## Data excerpt:
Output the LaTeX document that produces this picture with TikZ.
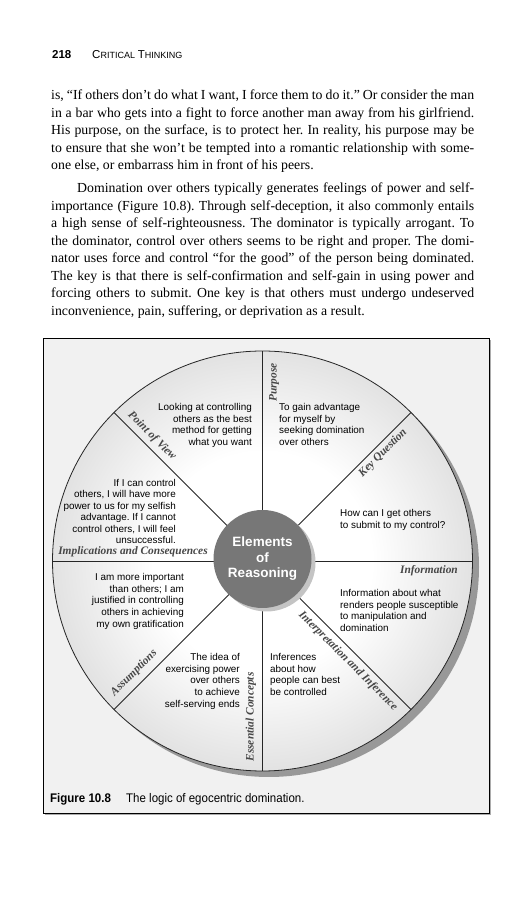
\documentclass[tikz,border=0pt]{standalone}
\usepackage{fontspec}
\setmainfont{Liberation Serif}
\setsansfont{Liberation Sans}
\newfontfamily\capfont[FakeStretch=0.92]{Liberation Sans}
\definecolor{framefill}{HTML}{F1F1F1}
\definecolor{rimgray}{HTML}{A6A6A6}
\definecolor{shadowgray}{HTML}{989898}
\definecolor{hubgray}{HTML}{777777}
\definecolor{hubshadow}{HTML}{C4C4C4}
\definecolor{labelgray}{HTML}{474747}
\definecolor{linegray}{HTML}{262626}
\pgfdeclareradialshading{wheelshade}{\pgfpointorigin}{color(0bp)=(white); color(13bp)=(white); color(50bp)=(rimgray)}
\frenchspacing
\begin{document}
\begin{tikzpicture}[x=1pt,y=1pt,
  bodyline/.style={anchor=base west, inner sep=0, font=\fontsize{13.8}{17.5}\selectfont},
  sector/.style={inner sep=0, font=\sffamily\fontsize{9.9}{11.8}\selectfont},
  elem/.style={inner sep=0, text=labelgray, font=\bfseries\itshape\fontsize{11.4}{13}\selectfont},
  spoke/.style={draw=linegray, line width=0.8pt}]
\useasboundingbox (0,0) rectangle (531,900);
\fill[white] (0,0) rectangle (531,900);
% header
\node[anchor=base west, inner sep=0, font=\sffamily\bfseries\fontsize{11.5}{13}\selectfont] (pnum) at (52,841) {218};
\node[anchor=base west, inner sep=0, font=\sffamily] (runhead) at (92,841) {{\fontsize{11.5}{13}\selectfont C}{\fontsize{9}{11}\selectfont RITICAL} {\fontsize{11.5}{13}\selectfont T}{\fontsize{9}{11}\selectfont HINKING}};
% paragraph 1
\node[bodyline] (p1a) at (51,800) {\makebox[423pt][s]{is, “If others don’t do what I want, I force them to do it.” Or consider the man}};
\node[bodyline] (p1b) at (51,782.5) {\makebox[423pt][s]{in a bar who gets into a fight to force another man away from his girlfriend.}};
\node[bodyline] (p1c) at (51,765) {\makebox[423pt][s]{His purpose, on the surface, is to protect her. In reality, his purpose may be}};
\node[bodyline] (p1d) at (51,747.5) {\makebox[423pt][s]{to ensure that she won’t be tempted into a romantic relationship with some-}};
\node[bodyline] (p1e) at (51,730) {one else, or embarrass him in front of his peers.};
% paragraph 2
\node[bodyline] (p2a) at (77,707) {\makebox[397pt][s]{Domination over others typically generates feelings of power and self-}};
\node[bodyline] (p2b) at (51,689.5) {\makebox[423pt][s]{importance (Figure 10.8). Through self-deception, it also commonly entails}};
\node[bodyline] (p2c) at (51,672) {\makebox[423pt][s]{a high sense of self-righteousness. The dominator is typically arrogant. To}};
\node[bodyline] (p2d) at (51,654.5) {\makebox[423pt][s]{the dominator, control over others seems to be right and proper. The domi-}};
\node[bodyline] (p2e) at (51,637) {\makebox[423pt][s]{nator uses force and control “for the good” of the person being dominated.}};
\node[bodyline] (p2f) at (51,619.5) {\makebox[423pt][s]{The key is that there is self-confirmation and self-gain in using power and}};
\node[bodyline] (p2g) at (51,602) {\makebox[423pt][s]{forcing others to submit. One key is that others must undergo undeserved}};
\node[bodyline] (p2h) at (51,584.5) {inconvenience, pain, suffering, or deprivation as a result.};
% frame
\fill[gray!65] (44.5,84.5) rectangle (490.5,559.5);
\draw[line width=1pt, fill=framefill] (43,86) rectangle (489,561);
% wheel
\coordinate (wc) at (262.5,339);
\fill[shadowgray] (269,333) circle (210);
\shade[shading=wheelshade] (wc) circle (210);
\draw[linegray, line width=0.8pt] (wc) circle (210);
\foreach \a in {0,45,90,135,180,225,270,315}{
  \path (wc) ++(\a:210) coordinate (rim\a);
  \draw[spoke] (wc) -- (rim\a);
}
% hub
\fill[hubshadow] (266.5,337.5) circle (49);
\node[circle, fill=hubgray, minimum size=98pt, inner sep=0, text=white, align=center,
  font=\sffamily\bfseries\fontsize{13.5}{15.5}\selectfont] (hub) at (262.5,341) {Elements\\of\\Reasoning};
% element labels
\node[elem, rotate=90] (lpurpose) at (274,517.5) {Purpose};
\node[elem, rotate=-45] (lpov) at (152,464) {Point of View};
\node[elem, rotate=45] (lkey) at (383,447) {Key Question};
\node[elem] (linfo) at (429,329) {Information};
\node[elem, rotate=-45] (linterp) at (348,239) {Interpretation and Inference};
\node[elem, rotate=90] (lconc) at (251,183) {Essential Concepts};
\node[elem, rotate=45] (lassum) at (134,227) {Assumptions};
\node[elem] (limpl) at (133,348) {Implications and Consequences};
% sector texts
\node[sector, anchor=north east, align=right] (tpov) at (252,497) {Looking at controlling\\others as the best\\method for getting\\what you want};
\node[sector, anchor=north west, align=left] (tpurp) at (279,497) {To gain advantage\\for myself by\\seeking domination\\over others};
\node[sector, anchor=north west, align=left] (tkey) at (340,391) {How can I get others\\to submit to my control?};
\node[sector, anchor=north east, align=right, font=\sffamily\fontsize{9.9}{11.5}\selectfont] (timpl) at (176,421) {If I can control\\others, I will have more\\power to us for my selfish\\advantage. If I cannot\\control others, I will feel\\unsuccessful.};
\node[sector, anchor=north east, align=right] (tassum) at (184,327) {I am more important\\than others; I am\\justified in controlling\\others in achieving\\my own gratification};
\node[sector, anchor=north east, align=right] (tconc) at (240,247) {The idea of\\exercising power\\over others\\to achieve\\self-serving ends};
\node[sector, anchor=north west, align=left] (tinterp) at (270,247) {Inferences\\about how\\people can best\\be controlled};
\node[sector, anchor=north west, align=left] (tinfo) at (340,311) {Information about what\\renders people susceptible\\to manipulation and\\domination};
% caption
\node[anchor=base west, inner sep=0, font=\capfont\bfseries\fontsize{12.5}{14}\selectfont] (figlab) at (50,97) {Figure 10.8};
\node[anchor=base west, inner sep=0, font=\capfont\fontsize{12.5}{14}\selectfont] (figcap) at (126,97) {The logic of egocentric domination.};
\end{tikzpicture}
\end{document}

## Exercise aim:
Repeat the material above in full and exactly, omitting the pictures.

## Result:
Output the LaTeX document that produces this picture with TikZ.
\documentclass[tikz,border=0pt]{standalone}
\usepackage{fontspec}
\setmainfont{Liberation Serif}
\setsansfont{Liberation Sans}
\newfontfamily\capfont[FakeStretch=0.92]{Liberation Sans}
\definecolor{framefill}{HTML}{F1F1F1}
\definecolor{rimgray}{HTML}{A6A6A6}
\definecolor{shadowgray}{HTML}{989898}
\definecolor{hubgray}{HTML}{777777}
\definecolor{hubshadow}{HTML}{C4C4C4}
\definecolor{labelgray}{HTML}{474747}
\definecolor{linegray}{HTML}{262626}
\pgfdeclareradialshading{wheelshade}{\pgfpointorigin}{color(0bp)=(white); color(13bp)=(white); color(50bp)=(rimgray)}
\frenchspacing
\begin{document}
\begin{tikzpicture}[x=1pt,y=1pt,
  bodyline/.style={anchor=base west, inner sep=0, font=\fontsize{13.8}{17.5}\selectfont},
  sector/.style={inner sep=0, font=\sffamily\fontsize{9.9}{11.8}\selectfont},
  elem/.style={inner sep=0, text=labelgray, font=\bfseries\itshape\fontsize{11.4}{13}\selectfont},
  spoke/.style={draw=linegray, line width=0.8pt}]
\useasboundingbox (0,0) rectangle (531,900);
\fill[white] (0,0) rectangle (531,900);
% header
\node[anchor=base west, inner sep=0, font=\sffamily\bfseries\fontsize{11.5}{13}\selectfont] (pnum) at (52,841) {218};
\node[anchor=base west, inner sep=0, font=\sffamily] (runhead) at (92,841) {{\fontsize{11.5}{13}\selectfont C}{\fontsize{9}{11}\selectfont RITICAL} {\fontsize{11.5}{13}\selectfont T}{\fontsize{9}{11}\selectfont HINKING}};
% paragraph 1
\node[bodyline] (p1a) at (51,800) {\makebox[423pt][s]{is, “If others don’t do what I want, I force them to do it.” Or consider the man}};
\node[bodyline] (p1b) at (51,782.5) {\makebox[423pt][s]{in a bar who gets into a fight to force another man away from his girlfriend.}};
\node[bodyline] (p1c) at (51,765) {\makebox[423pt][s]{His purpose, on the surface, is to protect her. In reality, his purpose may be}};
\node[bodyline] (p1d) at (51,747.5) {\makebox[423pt][s]{to ensure that she won’t be tempted into a romantic relationship with some-}};
\node[bodyline] (p1e) at (51,730) {one else, or embarrass him in front of his peers.};
% paragraph 2
\node[bodyline] (p2a) at (77,707) {\makebox[397pt][s]{Domination over others typically generates feelings of power and self-}};
\node[bodyline] (p2b) at (51,689.5) {\makebox[423pt][s]{importance (Figure 10.8). Through self-deception, it also commonly entails}};
\node[bodyline] (p2c) at (51,672) {\makebox[423pt][s]{a high sense of self-righteousness. The dominator is typically arrogant. To}};
\node[bodyline] (p2d) at (51,654.5) {\makebox[423pt][s]{the dominator, control over others seems to be right and proper. The domi-}};
\node[bodyline] (p2e) at (51,637) {\makebox[423pt][s]{nator uses force and control “for the good” of the person being dominated.}};
\node[bodyline] (p2f) at (51,619.5) {\makebox[423pt][s]{The key is that there is self-confirmation and self-gain in using power and}};
\node[bodyline] (p2g) at (51,602) {\makebox[423pt][s]{forcing others to submit. One key is that others must undergo undeserved}};
\node[bodyline] (p2h) at (51,584.5) {inconvenience, pain, suffering, or deprivation as a result.};
% frame
\fill[gray!65] (44.5,84.5) rectangle (490.5,559.5);
\draw[line width=1pt, fill=framefill] (43,86) rectangle (489,561);
% wheel
\coordinate (wc) at (262.5,339);
\fill[shadowgray] (269,333) circle (210);
\shade[shading=wheelshade] (wc) circle (210);
\draw[linegray, line width=0.8pt] (wc) circle (210);
\foreach \a in {0,45,90,135,180,225,270,315}{
  \path (wc) ++(\a:210) coordinate (rim\a);
  \draw[spoke] (wc) -- (rim\a);
}
% hub
\fill[hubshadow] (266.5,337.5) circle (49);
\node[circle, fill=hubgray, minimum size=98pt, inner sep=0, text=white, align=center,
  font=\sffamily\bfseries\fontsize{13.5}{15.5}\selectfont] (hub) at (262.5,341) {Elements\\of\\Reasoning};
% element labels
\node[elem, rotate=90] (lpurpose) at (274,517.5) {Purpose};
\node[elem, rotate=-45] (lpov) at (152,464) {Point of View};
\node[elem, rotate=45] (lkey) at (383,447) {Key Question};
\node[elem] (linfo) at (429,329) {Information};
\node[elem, rotate=-45] (linterp) at (348,239) {Interpretation and Inference};
\node[elem, rotate=90] (lconc) at (251,183) {Essential Concepts};
\node[elem, rotate=45] (lassum) at (134,227) {Assumptions};
\node[elem] (limpl) at (133,348) {Implications and Consequences};
% sector texts
\node[sector, anchor=north east, align=right] (tpov) at (252,497) {Looking at controlling\\others as the best\\method for getting\\what you want};
\node[sector, anchor=north west, align=left] (tpurp) at (279,497) {To gain advantage\\for myself by\\seeking domination\\over others};
\node[sector, anchor=north west, align=left] (tkey) at (340,391) {How can I get others\\to submit to my control?};
\node[sector, anchor=north east, align=right, font=\sffamily\fontsize{9.9}{11.5}\selectfont] (timpl) at (176,421) {If I can control\\others, I will have more\\power to us for my selfish\\advantage. If I cannot\\control others, I will feel\\unsuccessful.};
\node[sector, anchor=north east, align=right] (tassum) at (184,327) {I am more important\\than others; I am\\justified in controlling\\others in achieving\\my own gratification};
\node[sector, anchor=north east, align=right] (tconc) at (240,247) {The idea of\\exercising power\\over others\\to achieve\\self-serving ends};
\node[sector, anchor=north west, align=left] (tinterp) at (270,247) {Inferences\\about how\\people can best\\be controlled};
\node[sector, anchor=north west, align=left] (tinfo) at (340,311) {Information about what\\renders people susceptible\\to manipulation and\\domination};
% caption
\node[anchor=base west, inner sep=0, font=\capfont\bfseries\fontsize{12.5}{14}\selectfont] (figlab) at (50,97) {Figure 10.8};
\node[anchor=base west, inner sep=0, font=\capfont\fontsize{12.5}{14}\selectfont] (figcap) at (126,97) {The logic of egocentric domination.};
\end{tikzpicture}
\end{document}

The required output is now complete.